Now, Scott is not more noble for his sacrifices, all it means is that he's taken what is essentially an inability to socialize and turned it from a minus to a plus in a world where he can not only survive, but thrive. That is the essential difference between nerds and geeks; nerds are most often fundamentally unable to function socially beyond a very small core of like-minded individuals, whereas geeks use their knowledge to expand their social circle and function in a broader world. I consider myself a nerd, I'm painfully awkward around strangers, and I've only really been able to build a social circle around like-minded individuals thanks to the internet. I come from a pre-Internet age, so does Scott, and he likes it that way.
The problem, which Zero Charisma very adeptly outlines, is that this kind of isolation can't last forever. It is a block to maturation, it's not unlike the forced childhood of Oskar in Volker Schlondorff's The Tin Drum, it's forced immaturity that one uses to absolve themselves of the responsibility of growing up. Without some kind of catalyst, Scott would surely have lived well past his forties with the same gang, doing the same thing, and not seeing any need for change. When he finally decides to confront Miles, who has usurped his gaming crew, it gets ugly, and ugly in a way that I've seen happen on more than one occasion. This is the straw that breaks Scott's voluntary infantilism, and he finally snaps and wakes into a reality that, while not perfect, is managable. He's not a pariah unless he chooses to be one, and it's that realization, the realization that it's all within his grasp, that finally allows him to blossom.
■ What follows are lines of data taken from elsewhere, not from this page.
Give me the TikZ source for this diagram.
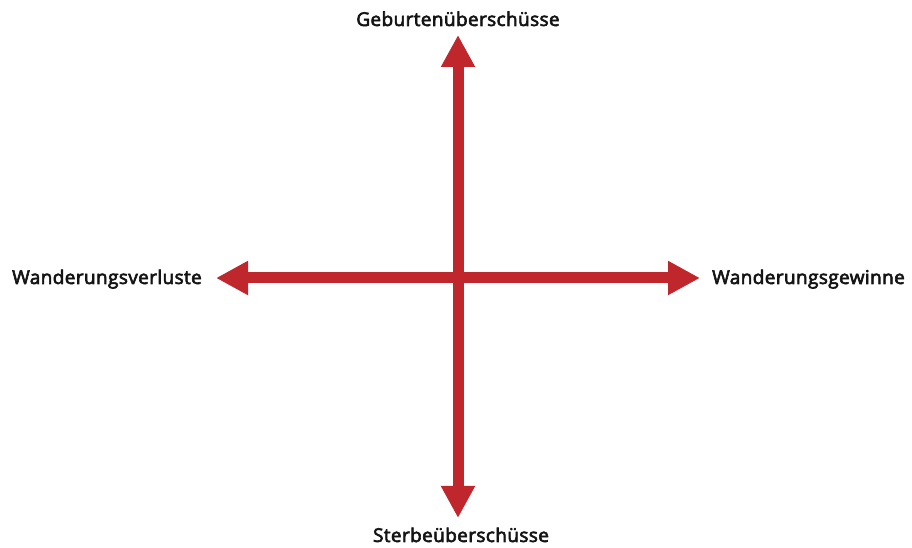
\documentclass[tikz,border=0pt]{standalone}
\usepackage{fontspec}
\setmainfont{Open Sans}
\newfontfamily\labfont[FakeBold=3.2,LetterSpace=2]{Open Sans}
\usetikzlibrary{arrows.meta}
\definecolor{arrred}{RGB}{192,39,45}
\tikzset{
  axisarrow/.style={draw=arrred, line width=11pt, -{Triangle[length=32pt,width=32pt]}},
  lab/.style={inner sep=0pt, font=\labfont\fontsize{19pt}{21pt}\selectfont, text=black!92}
}
\begin{document}
\begin{tikzpicture}[x=1pt,y=1pt]
\useasboundingbox (0,0) rectangle (912,548);
\coordinate (c) at (458,270);
\coordinate (top) at (458,513);
\coordinate (bot) at (458,30);
\coordinate (lft) at (216,270);
\coordinate (rgt) at (700,270);
\draw[axisarrow] (c) -- (top);
\draw[axisarrow] (c) -- (bot);
\draw[axisarrow] (c) -- (lft);
\draw[axisarrow] (c) -- (rgt);
\node[lab, anchor=base] (tl) at (458,522) {Geburtenüberschüsse};
\node[lab, anchor=base] (bl) at (461,6) {Sterbeüberschüsse};
\node[lab, anchor=base east] (ll) at (202,264) {Wanderungsverluste};
\node[lab, anchor=base west] (rl) at (712,264) {Wanderungsgewinne};
\end{tikzpicture}
\end{document}
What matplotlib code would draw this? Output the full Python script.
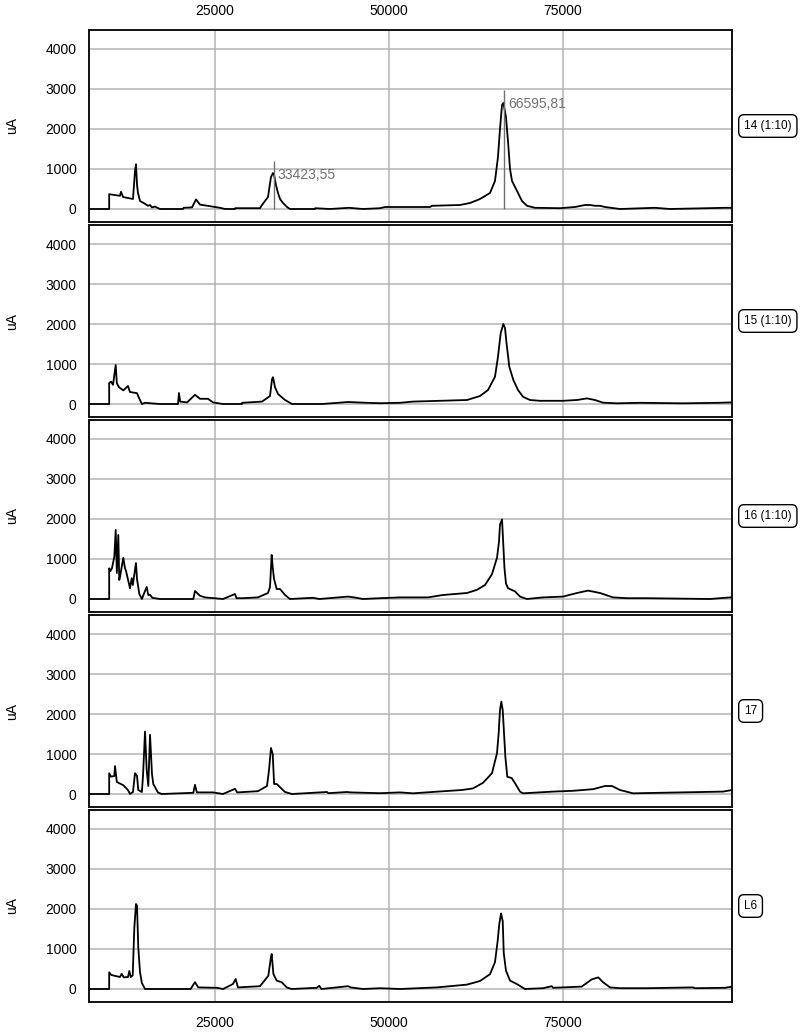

Zero Charisma is a feel-good film about one man's descent into his own personal hell that just happens to have a happy ending. This is a film that expertly observes the plight of the American gaming nerd, and draws it out to its logical extremes. While the film is frequently laugh-out-loud hilarious, it is also sensitive to this character who just needs a little push and acceptance. He is aware of his predicament, but needs a swift kick in the ass to make a difference in his own life, and it works beautifully. Sometimes we all need that kick.